───── Data

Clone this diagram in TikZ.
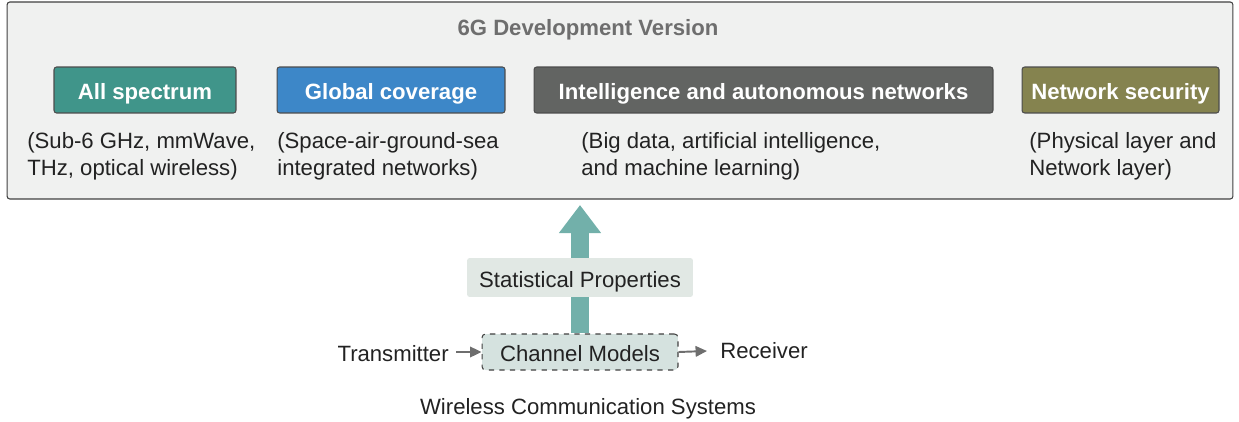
\documentclass[tikz,border=0pt]{standalone}
\usepackage{fontspec}
\setmainfont{Liberation Sans}
\usepackage{tikz}
\usetikzlibrary{arrows.meta}
\definecolor{panelgray}{HTML}{F0F1F0}
\definecolor{spectrumc}{HTML}{40958A}
\definecolor{coveragec}{HTML}{3D87C8}
\definecolor{intelc}{HTML}{626462}
\definecolor{securityc}{HTML}{85834F}
\definecolor{statc}{HTML}{E1E8E4}
\definecolor{chanc}{HTML}{D5E2DF}
\definecolor{upc}{HTML}{72B0AA}
\definecolor{smallarrc}{HTML}{6E6E6E}
\definecolor{titlec}{HTML}{6E6E6E}
\definecolor{txtc}{HTML}{222222}

\begin{document}
\begin{tikzpicture}[x=0.02cm,y=-0.02cm,
  font=\fontsize{12.6}{15.3}\selectfont,
  every node/.style={inner sep=0pt, text=txtc},
  capbox/.style={text height=11.2pt, text depth=0pt},
  feature/.style={capbox, draw=black!70, rounded corners=1.5pt, line width=0.6pt,
    minimum height=0.92cm, text=white, font=\fontsize{12.6}{15.3}\selectfont\bfseries},
  descr/.style={anchor=west, align=left},
  smallarr/.style={draw=smallarrc, line width=1.1pt, -{Triangle[length=6.5pt,width=6pt]}}]

\useasboundingbox (0,0) rectangle (1239,422);

% outer panel
\node[draw=black!75, fill=panelgray, rounded corners=1.5pt, line width=0.6pt,
  minimum width=24.52cm, minimum height=3.94cm] (version) at (620,100.5) {};
\node[capbox, font=\fontsize{12.6}{15.3}\selectfont\bfseries, text=titlec] (title) at (588,26) {6G Development Version};

% the four directions
\node[feature, fill=spectrumc, minimum width=3.64cm] (spec) at (145,90) {All spectrum};
\node[feature, fill=coveragec, minimum width=4.56cm] (cover) at (391,90) {Global coverage};
\node[feature, fill=intelc, minimum width=9.18cm] (intel) at (763.5,90) {Intelligence and autonomous networks};
\node[feature, fill=securityc, minimum width=3.94cm] (secur) at (1120.5,90) {Network security};

\node[descr] (specd) at (27,156) {(Sub-6 GHz, mmWave,\\THz, optical wireless)};
\node[descr] (coverd) at (277,156) {(Space-air-ground-sea\\integrated networks)};
\node[descr] (inteld) at (581,156) {(Big data, artificial intelligence,\\and machine learning)};
\node[descr] (securd) at (1029,156) {(Physical layer and\\Network layer)};

% wireless system
\node[capbox, draw=black!75, dashed, fill=chanc, rounded corners=2pt, line width=0.6pt,
  minimum width=3.92cm, minimum height=0.72cm] (chan) at (580,352) {Channel Models};
\coordinate (tip) at (580,205);
\draw[upc, line width=10.2pt, -{Triangle[length=16pt,width=23pt]}] (chan.north) -- (tip);
\node[capbox, fill=statc, rounded corners=1.5pt, minimum width=4.52cm, minimum height=0.78cm]
  (stat) at (580,277.5) {Statistical Properties};

\node[capbox, anchor=east] (tx) at (449,352) {Transmitter};
\node[capbox, anchor=west] (rx) at (720,349) {Receiver};
\coordinate (rxin) at (707,351);
\draw[smallarr] (tx.east) ++(4pt,0) -- (chan.west);
\draw[smallarr] (chan.east) -- (rxin);

\node[capbox] (wcs) at (588,405) {Wireless Communication Systems};
\end{tikzpicture}
\end{document}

──────────

Reproduce the whole listing exactly, but not the images in it.

Clone this diagram in TikZ.
\documentclass[tikz,border=0pt]{standalone}
\usepackage{fontspec}
\setmainfont{Liberation Sans}
\usepackage{tikz}
\usetikzlibrary{arrows.meta}
\definecolor{panelgray}{HTML}{F0F1F0}
\definecolor{spectrumc}{HTML}{40958A}
\definecolor{coveragec}{HTML}{3D87C8}
\definecolor{intelc}{HTML}{626462}
\definecolor{securityc}{HTML}{85834F}
\definecolor{statc}{HTML}{E1E8E4}
\definecolor{chanc}{HTML}{D5E2DF}
\definecolor{upc}{HTML}{72B0AA}
\definecolor{smallarrc}{HTML}{6E6E6E}
\definecolor{titlec}{HTML}{6E6E6E}
\definecolor{txtc}{HTML}{222222}

\begin{document}
\begin{tikzpicture}[x=0.02cm,y=-0.02cm,
  font=\fontsize{12.6}{15.3}\selectfont,
  every node/.style={inner sep=0pt, text=txtc},
  capbox/.style={text height=11.2pt, text depth=0pt},
  feature/.style={capbox, draw=black!70, rounded corners=1.5pt, line width=0.6pt,
    minimum height=0.92cm, text=white, font=\fontsize{12.6}{15.3}\selectfont\bfseries},
  descr/.style={anchor=west, align=left},
  smallarr/.style={draw=smallarrc, line width=1.1pt, -{Triangle[length=6.5pt,width=6pt]}}]

\useasboundingbox (0,0) rectangle (1239,422);

% outer panel
\node[draw=black!75, fill=panelgray, rounded corners=1.5pt, line width=0.6pt,
  minimum width=24.52cm, minimum height=3.94cm] (version) at (620,100.5) {};
\node[capbox, font=\fontsize{12.6}{15.3}\selectfont\bfseries, text=titlec] (title) at (588,26) {6G Development Version};

% the four directions
\node[feature, fill=spectrumc, minimum width=3.64cm] (spec) at (145,90) {All spectrum};
\node[feature, fill=coveragec, minimum width=4.56cm] (cover) at (391,90) {Global coverage};
\node[feature, fill=intelc, minimum width=9.18cm] (intel) at (763.5,90) {Intelligence and autonomous networks};
\node[feature, fill=securityc, minimum width=3.94cm] (secur) at (1120.5,90) {Network security};

\node[descr] (specd) at (27,156) {(Sub-6 GHz, mmWave,\\THz, optical wireless)};
\node[descr] (coverd) at (277,156) {(Space-air-ground-sea\\integrated networks)};
\node[descr] (inteld) at (581,156) {(Big data, artificial intelligence,\\and machine learning)};
\node[descr] (securd) at (1029,156) {(Physical layer and\\Network layer)};

% wireless system
\node[capbox, draw=black!75, dashed, fill=chanc, rounded corners=2pt, line width=0.6pt,
  minimum width=3.92cm, minimum height=0.72cm] (chan) at (580,352) {Channel Models};
\coordinate (tip) at (580,205);
\draw[upc, line width=10.2pt, -{Triangle[length=16pt,width=23pt]}] (chan.north) -- (tip);
\node[capbox, fill=statc, rounded corners=1.5pt, minimum width=4.52cm, minimum height=0.78cm]
  (stat) at (580,277.5) {Statistical Properties};

\node[capbox, anchor=east] (tx) at (449,352) {Transmitter};
\node[capbox, anchor=west] (rx) at (720,349) {Receiver};
\coordinate (rxin) at (707,351);
\draw[smallarr] (tx.east) ++(4pt,0) -- (chan.west);
\draw[smallarr] (chan.east) -- (rxin);

\node[capbox] (wcs) at (588,405) {Wireless Communication Systems};
\end{tikzpicture}
\end{document}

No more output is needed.